The exercise: List all lines in the material below that contain "React".
## Start Supplied data
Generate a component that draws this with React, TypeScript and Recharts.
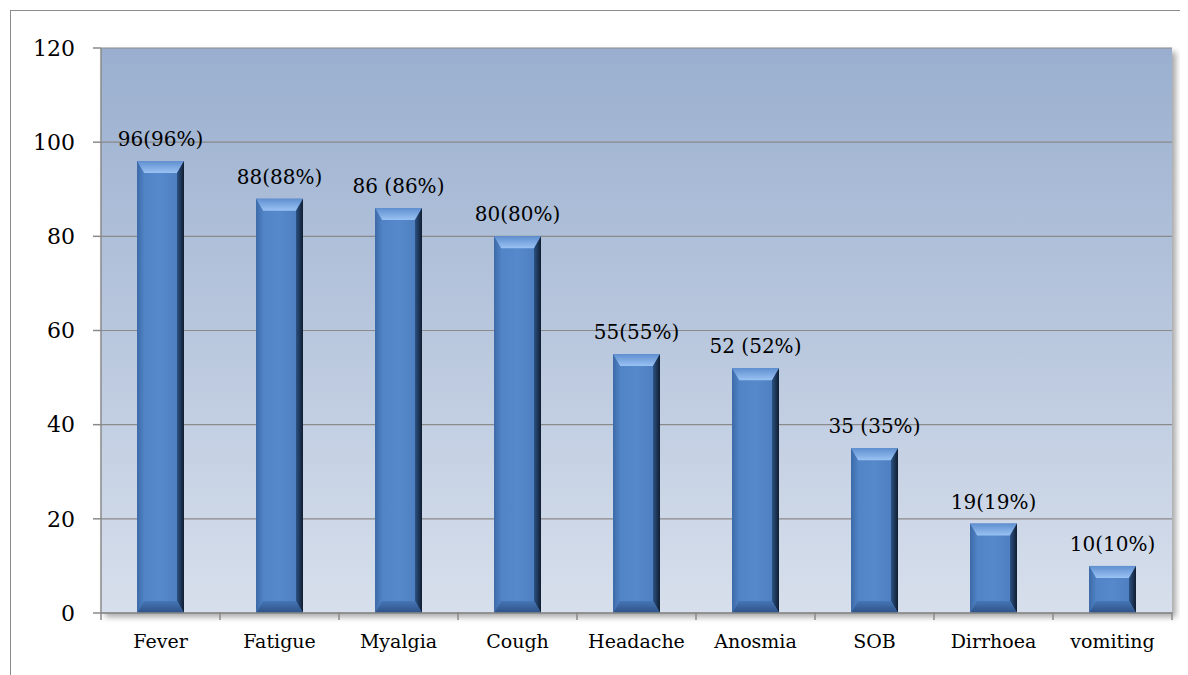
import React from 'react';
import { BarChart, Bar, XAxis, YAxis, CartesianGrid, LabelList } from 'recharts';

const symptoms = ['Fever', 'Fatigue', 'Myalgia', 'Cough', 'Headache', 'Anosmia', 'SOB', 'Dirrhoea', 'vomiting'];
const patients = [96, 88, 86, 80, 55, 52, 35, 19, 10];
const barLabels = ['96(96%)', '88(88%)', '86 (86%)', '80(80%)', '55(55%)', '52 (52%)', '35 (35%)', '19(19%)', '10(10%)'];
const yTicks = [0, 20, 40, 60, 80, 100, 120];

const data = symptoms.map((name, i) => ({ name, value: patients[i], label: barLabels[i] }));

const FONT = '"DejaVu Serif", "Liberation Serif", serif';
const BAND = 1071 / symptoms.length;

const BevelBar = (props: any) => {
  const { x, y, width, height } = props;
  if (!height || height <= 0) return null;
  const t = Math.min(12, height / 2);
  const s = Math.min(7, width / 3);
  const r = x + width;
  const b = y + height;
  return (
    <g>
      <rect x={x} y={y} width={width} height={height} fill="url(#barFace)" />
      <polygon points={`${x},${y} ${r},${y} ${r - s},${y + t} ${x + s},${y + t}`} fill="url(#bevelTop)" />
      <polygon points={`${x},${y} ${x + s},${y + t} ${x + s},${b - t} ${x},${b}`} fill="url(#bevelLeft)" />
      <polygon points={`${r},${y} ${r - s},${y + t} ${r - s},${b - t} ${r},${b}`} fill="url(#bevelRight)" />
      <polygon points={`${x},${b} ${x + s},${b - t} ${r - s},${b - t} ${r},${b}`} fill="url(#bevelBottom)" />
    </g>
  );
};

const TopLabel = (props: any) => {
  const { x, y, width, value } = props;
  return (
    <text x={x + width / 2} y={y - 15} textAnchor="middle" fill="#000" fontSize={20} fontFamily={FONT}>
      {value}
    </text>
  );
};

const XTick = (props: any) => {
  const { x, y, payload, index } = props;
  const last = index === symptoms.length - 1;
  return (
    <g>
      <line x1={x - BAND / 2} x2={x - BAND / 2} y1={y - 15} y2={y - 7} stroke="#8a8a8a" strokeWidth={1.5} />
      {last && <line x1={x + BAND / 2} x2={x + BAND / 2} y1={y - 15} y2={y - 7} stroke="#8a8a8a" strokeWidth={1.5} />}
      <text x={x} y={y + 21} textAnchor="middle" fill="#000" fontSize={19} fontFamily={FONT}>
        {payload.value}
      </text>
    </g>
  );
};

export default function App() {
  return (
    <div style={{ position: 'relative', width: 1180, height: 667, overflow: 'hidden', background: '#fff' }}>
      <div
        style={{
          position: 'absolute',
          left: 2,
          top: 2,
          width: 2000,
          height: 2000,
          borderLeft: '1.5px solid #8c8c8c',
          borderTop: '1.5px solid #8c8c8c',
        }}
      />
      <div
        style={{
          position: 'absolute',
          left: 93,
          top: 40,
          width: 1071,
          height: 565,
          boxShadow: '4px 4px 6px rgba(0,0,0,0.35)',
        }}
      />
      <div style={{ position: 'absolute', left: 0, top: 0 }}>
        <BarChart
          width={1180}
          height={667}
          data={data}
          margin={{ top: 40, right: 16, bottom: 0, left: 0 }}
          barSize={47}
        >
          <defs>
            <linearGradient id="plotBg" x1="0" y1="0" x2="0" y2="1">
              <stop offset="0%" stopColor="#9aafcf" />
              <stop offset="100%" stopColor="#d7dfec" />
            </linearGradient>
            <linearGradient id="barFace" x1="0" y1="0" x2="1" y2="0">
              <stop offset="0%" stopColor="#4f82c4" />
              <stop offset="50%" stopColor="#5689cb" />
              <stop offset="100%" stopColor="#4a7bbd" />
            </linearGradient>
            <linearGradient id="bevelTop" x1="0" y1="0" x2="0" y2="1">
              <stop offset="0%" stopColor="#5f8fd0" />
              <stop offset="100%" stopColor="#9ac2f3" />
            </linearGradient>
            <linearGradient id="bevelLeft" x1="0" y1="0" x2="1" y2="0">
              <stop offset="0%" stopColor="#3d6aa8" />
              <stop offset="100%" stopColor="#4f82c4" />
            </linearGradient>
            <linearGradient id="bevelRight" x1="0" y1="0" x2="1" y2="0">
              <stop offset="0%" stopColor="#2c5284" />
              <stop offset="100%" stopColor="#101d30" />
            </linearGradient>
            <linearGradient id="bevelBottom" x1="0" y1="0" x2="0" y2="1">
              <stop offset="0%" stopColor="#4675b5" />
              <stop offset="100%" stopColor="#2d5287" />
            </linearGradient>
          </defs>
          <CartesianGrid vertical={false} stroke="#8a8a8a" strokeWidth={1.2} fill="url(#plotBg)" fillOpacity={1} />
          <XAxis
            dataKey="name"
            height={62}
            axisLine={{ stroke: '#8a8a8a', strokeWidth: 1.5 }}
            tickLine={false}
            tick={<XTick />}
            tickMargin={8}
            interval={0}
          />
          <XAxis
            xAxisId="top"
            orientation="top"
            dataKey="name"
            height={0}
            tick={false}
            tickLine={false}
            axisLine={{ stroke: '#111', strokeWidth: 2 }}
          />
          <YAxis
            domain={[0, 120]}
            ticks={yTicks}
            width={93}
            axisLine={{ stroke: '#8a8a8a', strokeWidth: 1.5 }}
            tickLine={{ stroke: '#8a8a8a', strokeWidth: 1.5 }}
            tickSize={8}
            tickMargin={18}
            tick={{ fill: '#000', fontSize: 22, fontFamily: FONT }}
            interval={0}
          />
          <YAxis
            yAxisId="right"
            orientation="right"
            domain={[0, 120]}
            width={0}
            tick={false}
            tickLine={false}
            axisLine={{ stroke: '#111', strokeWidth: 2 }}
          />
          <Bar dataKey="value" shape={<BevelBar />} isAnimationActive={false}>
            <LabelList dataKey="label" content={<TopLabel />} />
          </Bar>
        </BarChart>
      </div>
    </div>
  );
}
## End Supplied data
Task solution:
Generate a component that draws this with React, TypeScript and Recharts.
import React from 'react';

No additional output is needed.